# SHORT EXERCISE:
Omit the pictures and print exactly the lines of the listing below, starting at the first and ending at the line containing "y_ticks = [0, 5, 10, 15, 20, 25]".

++++ DATA ++++

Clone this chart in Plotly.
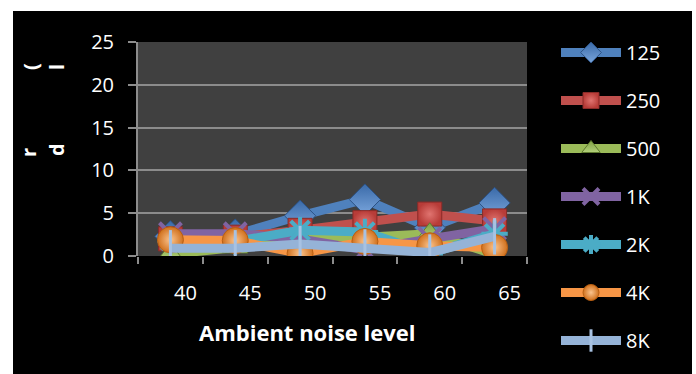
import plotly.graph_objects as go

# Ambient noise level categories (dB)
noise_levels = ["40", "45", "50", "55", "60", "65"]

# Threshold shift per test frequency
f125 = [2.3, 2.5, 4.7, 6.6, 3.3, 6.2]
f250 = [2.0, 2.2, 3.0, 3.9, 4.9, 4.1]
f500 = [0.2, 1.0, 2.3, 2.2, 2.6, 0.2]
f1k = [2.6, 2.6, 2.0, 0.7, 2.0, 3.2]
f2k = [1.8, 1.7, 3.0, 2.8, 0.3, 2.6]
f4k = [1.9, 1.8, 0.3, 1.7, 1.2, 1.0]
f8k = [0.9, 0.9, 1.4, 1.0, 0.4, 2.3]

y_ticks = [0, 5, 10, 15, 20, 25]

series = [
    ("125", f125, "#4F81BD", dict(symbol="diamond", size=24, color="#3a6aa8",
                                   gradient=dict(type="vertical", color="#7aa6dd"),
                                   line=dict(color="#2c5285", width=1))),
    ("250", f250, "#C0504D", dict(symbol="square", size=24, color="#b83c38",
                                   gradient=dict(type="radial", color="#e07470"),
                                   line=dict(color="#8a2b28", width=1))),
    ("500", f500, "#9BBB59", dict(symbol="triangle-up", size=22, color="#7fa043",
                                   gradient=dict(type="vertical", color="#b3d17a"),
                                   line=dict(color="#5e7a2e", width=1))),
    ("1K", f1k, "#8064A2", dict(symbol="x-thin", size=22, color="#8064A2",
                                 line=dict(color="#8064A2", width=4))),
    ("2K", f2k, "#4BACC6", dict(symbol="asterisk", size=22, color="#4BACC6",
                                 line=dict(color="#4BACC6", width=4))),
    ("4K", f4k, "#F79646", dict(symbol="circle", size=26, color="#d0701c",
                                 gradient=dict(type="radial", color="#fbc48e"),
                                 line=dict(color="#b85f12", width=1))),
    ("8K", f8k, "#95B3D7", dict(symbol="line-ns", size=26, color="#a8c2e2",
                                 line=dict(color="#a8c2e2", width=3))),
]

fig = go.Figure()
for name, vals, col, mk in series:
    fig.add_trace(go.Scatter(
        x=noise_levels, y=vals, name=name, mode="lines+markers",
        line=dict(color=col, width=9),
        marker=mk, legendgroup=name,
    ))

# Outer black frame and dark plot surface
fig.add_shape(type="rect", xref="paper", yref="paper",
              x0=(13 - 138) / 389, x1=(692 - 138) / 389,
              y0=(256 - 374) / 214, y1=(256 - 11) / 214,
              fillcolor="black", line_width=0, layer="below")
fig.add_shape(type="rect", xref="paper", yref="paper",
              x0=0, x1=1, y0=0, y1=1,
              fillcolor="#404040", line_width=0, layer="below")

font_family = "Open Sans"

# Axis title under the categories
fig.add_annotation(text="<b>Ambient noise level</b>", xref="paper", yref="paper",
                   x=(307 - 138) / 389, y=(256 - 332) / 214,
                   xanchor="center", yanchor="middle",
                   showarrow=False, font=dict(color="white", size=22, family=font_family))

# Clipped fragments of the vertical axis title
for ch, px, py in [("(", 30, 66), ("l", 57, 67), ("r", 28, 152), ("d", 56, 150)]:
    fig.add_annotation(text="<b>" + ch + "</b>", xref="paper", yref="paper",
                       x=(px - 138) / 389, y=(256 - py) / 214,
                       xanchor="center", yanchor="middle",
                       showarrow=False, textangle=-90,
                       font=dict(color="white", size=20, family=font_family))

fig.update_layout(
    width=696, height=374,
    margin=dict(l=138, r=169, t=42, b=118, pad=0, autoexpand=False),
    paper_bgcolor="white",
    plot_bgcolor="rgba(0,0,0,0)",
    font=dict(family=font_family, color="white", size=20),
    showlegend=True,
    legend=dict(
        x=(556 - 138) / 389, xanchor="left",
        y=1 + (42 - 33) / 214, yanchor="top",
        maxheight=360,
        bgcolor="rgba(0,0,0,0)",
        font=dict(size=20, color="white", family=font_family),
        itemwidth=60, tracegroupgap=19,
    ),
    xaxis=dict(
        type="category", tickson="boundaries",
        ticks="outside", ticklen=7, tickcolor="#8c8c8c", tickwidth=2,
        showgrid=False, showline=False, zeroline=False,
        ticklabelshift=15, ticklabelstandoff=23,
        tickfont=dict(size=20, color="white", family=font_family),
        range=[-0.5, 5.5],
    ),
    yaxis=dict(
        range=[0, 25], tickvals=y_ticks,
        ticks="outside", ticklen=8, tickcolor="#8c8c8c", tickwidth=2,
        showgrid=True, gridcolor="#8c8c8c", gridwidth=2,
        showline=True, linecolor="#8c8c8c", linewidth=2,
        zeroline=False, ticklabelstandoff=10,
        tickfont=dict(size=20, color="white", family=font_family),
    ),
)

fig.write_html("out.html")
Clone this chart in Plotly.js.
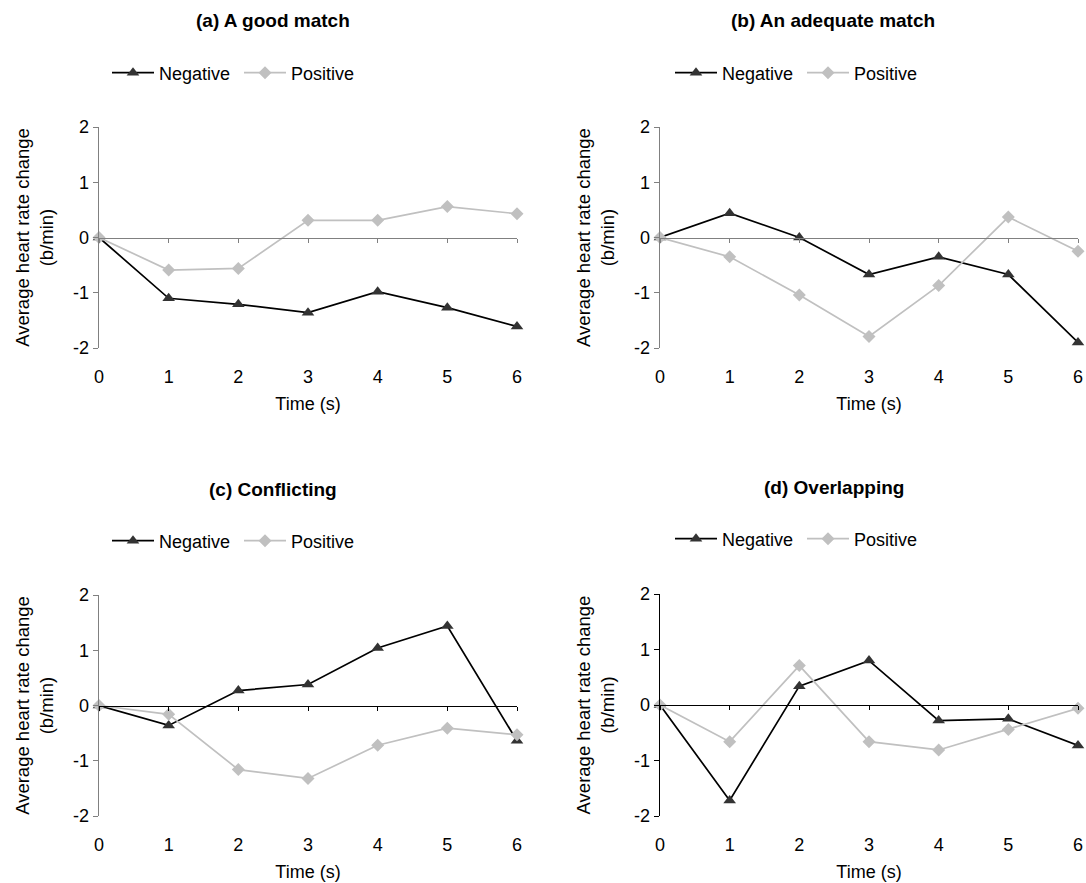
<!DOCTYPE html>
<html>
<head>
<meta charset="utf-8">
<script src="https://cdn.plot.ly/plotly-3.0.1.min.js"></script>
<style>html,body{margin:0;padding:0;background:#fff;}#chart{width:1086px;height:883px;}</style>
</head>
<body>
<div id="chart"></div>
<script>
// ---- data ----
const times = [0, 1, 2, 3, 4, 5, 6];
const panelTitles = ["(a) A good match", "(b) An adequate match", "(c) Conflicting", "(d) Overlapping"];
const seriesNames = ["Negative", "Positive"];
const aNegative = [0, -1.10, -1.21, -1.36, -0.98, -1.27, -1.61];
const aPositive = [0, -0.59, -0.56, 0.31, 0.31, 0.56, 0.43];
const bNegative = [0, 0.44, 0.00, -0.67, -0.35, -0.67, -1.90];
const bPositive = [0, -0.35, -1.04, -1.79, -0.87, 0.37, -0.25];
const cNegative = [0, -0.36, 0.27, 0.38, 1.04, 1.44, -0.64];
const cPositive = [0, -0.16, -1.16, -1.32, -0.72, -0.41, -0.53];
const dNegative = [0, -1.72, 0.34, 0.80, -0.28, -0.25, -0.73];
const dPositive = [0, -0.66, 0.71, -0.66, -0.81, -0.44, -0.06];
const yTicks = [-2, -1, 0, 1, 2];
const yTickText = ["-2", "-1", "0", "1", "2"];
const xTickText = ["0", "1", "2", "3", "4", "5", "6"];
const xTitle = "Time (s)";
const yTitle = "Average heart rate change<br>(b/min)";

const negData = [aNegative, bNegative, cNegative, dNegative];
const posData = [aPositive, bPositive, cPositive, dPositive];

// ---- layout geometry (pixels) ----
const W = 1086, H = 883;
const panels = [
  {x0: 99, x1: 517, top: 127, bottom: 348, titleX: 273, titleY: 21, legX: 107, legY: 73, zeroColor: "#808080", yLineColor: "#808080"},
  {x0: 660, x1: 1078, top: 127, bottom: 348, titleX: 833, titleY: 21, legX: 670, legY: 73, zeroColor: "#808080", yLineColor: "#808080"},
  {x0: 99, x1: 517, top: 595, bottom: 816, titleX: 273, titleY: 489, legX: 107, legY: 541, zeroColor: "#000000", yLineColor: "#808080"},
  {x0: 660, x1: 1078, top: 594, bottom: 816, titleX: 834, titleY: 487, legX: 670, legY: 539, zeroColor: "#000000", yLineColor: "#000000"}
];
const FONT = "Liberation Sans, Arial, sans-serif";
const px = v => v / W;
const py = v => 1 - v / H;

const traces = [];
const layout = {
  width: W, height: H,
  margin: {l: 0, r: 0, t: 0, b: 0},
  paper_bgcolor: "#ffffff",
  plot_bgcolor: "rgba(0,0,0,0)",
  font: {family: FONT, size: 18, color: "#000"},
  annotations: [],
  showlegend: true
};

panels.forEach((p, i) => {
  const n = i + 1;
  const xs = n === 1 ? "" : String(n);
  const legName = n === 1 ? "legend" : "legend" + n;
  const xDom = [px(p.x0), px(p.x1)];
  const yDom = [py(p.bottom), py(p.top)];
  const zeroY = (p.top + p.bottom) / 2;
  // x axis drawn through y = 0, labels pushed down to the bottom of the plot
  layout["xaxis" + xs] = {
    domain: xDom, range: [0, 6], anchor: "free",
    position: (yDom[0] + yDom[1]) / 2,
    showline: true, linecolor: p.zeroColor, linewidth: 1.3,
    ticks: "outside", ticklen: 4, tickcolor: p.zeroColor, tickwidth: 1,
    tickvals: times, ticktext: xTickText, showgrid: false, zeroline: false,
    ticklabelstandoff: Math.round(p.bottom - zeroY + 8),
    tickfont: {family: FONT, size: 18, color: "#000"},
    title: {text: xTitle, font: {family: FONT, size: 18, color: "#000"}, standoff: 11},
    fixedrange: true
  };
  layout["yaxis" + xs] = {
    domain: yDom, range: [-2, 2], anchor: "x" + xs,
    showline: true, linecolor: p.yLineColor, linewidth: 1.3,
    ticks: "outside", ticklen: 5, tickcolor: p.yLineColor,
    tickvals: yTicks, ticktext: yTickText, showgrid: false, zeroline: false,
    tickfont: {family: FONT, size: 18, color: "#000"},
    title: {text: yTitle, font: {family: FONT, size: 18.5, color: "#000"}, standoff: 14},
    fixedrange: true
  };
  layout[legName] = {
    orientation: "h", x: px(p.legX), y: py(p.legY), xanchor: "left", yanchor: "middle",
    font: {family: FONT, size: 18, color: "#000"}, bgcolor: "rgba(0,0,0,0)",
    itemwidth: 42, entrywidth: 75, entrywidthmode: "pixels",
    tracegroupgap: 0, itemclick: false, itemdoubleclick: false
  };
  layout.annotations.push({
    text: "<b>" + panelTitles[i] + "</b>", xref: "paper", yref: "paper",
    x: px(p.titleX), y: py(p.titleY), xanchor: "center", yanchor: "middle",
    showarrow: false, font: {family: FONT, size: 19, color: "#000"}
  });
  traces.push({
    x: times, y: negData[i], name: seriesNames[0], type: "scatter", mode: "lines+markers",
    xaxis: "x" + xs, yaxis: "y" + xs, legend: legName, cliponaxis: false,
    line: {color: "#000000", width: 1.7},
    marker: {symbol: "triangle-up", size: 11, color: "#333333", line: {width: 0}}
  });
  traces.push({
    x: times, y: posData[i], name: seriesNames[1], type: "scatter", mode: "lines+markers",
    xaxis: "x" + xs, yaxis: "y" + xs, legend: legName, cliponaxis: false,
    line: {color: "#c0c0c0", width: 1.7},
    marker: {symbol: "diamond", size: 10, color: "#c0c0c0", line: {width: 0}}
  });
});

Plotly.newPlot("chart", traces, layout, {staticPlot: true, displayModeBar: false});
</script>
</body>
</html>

++++

# THE ANSWER:
Clone this chart in Plotly.
import plotly.graph_objects as go

# Ambient noise level categories (dB)
noise_levels = ["40", "45", "50", "55", "60", "65"]

# Threshold shift per test frequency
f125 = [2.3, 2.5, 4.7, 6.6, 3.3, 6.2]
f250 = [2.0, 2.2, 3.0, 3.9, 4.9, 4.1]
f500 = [0.2, 1.0, 2.3, 2.2, 2.6, 0.2]
f1k = [2.6, 2.6, 2.0, 0.7, 2.0, 3.2]
f2k = [1.8, 1.7, 3.0, 2.8, 0.3, 2.6]
f4k = [1.9, 1.8, 0.3, 1.7, 1.2, 1.0]
f8k = [0.9, 0.9, 1.4, 1.0, 0.4, 2.3]

y_ticks = [0, 5, 10, 15, 20, 25]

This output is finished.